Rodgers threw six strong innings. The only run was unearned as he walked two and struck out eight. He ran his record to 6-1 and lowered his ERA to 1.90.

“That dynamic duo has kept us in games,” Anderson said of Rodgers and Jaydon Holder.

Reliever Connor Berg added the exclamation point in the bottom of the seventh. The junior missed an immaculate inning by a hair, striking out three batters on 10 pitches. The first batter he faced: strike swinging, strike looking, strike swinging. The second batter: strike looking, strike swinging, foul ball, strike swinging. The third batter: strike looking, foul ball, strike swinging. The same result in nine pitches would have qualified for the extremely rare immaculate inning.

“Connor was locked in,” Anderson said. “(Joey) Cress told him to attack and that’s what he did. He’s accepted that (relief) role and there’s a chance that he can pitch every game.”

Notes: James had a routine night by going 2 for 4 with his fifth triple. Here are his glittering numbers for the season: .460 average, .828 slugging percentage, .559 on-base percentage.

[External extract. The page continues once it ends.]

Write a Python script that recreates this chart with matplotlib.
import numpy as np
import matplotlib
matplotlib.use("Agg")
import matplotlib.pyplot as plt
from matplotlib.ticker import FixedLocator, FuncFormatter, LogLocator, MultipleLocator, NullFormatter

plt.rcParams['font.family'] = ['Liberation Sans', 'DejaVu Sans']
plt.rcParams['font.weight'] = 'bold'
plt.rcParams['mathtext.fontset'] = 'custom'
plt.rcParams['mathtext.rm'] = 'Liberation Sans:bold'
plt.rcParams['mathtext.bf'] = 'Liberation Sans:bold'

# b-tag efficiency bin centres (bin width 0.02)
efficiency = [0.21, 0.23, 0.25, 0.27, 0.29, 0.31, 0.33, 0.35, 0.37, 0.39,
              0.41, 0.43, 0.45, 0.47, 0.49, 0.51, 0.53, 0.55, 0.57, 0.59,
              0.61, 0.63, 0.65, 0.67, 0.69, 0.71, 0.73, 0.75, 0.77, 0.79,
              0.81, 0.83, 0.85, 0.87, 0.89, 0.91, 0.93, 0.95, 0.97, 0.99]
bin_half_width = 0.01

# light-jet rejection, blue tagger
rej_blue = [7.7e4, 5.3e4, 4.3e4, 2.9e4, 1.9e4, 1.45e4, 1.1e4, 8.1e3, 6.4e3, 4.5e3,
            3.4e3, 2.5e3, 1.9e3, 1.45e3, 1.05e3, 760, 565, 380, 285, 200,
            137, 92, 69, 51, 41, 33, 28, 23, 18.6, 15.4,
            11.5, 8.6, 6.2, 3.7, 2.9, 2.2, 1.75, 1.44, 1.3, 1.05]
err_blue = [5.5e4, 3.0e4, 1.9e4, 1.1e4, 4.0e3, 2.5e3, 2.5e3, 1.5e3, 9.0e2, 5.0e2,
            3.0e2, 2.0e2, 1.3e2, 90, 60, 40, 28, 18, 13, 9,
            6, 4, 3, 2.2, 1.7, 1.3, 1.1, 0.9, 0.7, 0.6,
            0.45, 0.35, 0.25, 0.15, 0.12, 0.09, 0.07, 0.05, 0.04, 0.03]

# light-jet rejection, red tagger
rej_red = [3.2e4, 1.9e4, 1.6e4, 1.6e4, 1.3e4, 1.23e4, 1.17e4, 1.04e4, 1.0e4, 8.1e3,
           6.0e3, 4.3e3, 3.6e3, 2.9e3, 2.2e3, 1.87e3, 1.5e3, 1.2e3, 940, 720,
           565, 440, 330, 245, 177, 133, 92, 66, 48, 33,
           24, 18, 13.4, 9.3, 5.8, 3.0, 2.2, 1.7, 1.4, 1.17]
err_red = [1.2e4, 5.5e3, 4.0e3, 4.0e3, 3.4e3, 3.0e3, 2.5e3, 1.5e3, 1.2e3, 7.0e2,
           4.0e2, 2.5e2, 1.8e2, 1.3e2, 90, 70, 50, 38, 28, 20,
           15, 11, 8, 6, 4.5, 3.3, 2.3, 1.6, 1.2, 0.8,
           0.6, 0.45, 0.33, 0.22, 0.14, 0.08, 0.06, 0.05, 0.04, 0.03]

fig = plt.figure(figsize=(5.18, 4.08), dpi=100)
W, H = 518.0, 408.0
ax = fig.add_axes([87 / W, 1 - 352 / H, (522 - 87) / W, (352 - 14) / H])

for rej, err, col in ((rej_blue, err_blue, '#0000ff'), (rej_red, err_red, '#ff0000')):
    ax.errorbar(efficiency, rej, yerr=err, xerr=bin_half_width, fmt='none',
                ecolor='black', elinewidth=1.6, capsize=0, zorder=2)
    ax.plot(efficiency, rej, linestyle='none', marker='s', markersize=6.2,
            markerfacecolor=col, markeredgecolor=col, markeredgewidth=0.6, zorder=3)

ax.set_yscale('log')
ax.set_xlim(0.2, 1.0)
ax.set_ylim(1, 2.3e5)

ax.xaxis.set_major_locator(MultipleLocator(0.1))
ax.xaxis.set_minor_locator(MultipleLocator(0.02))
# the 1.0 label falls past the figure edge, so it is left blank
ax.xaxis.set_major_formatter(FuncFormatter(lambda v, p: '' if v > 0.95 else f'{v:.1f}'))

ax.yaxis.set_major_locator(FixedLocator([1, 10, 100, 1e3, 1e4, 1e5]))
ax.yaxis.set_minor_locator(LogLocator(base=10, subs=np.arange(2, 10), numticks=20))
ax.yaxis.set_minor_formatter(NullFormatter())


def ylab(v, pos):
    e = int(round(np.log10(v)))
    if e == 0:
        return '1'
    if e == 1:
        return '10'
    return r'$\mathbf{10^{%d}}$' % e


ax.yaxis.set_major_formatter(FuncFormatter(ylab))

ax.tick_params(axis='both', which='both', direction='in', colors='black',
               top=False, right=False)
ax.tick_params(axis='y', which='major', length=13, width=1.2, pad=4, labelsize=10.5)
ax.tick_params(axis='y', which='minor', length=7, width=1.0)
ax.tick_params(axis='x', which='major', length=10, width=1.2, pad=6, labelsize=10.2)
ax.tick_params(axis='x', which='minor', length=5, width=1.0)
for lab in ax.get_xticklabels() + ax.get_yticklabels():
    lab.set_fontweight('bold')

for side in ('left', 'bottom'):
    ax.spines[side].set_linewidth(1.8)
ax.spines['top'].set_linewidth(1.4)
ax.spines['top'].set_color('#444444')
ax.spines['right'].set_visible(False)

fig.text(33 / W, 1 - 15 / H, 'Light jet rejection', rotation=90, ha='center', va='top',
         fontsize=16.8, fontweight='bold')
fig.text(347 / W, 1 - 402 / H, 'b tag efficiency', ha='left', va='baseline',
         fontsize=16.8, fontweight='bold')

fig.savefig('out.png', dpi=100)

He has 17 extra-base hits among his 35 total hits, and he has 17 walks/hit by pitches. … Sink went 2 for 4 as Davie outhit Ragsdale 15-6. … In the other first-round games involving the Central Piedmont Conference, No. 8 Hopewell beat No. 25 Glenn 4-3, No. 14 West Forsyth beat No. 19 Charlotte Catholic 5-4, No. 10 Reagan beat No. 23 South Mecklenburg 1-0 and No. 2 East Forsyth beat No. 31 Olympic 8-3.